Upside Energy has become the first company to integrate battery assets into operational metering for the Balancing Mechanism, easing the path for smaller battery asset operators.
It used National Grid ESO’s new wider access MQTT interface, which was develop in collaboration with the company, who offered expertise, testing support and the creation of its own, new client connector.
All previous data integrations used standard SCADA protocols and dedicated VPN links, which take longer to set up and generally cost more than the MQTT interface.
The first integrations went live on 2 September, using two sites owned by Gresham House Energy Storage Fund that are optimised by Habitat Energy – the 20MW Roundponds site and the 49MW Red Scar site.

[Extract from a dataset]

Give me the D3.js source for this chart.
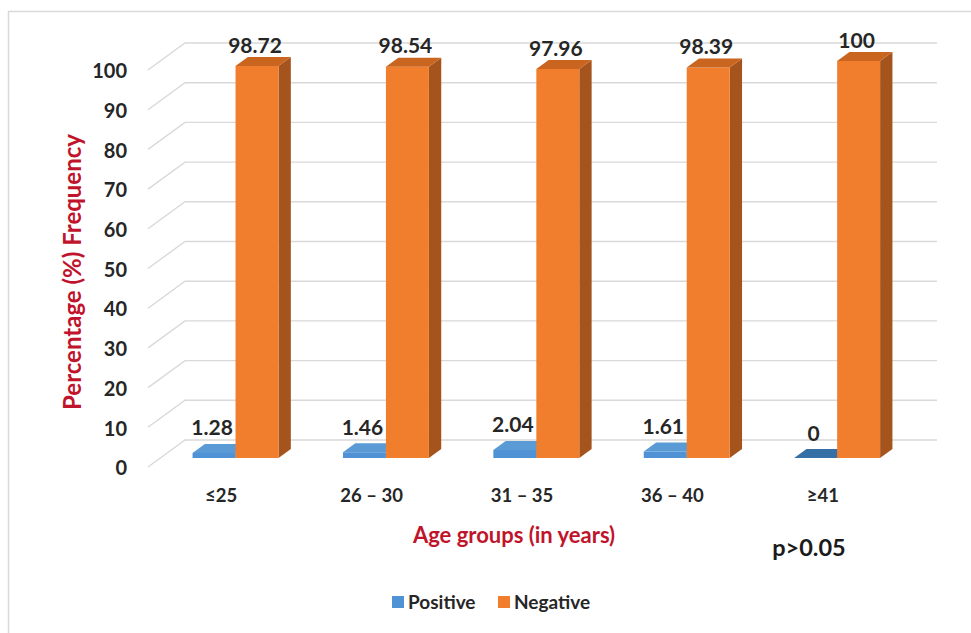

In under 48 hours, the two sites were connected using Upside's MQTT interface platform. This can therefore now offer a route to market for customers who own or trade battery storage assets, and want to meet operational metering requirements so they can participate in the balancing mechanism much faster than previous methods.
Upside CEO Devrim Celal said the company had worked very closely with the grid operator to establish this new route to market for technologies, allowing them to enter the balancing market with an “astounding” speed and ease.
“I’m sure that very soon it will become the standard but we are very proud to have been the first to market with this new technology.”
National Grid ESO’s cloud-based data concentrator interface for operational metering – the MQTT interface that Upside Energy developed a client connector for – supports the growing number of smaller market participants keen to play a role in the balancing mechanism.
As technology has changed and adapted in recent years, with greater intermittent renewables on the grid leading to a need for more balancing systems, an increasing number of smaller asset owners have been keen to take advantage of this demand for balancing services.
Upside Energy and National Grid ESO’s MQTT interface will help meet this need, allowing smaller participants to provide and array of metering data, depending on the type of technology they are using.
Carolina Tortora, head of innovation strategy and digital transformation at National Grid ESO, said that removing barriers to providers and technologies entering the balancing market is “crucial in making sure Britain’s electricity system is as flexible and secure as possible".
“By innovating with industry in this way to widen access still further, we’re opening up new opportunities to diversify the energy mix and take another step towards being able to operate the grid with zero carbon by 2025.”
National Grid ESO have been working to broaden the access to market for the balancing market, as part of its Wider Access program.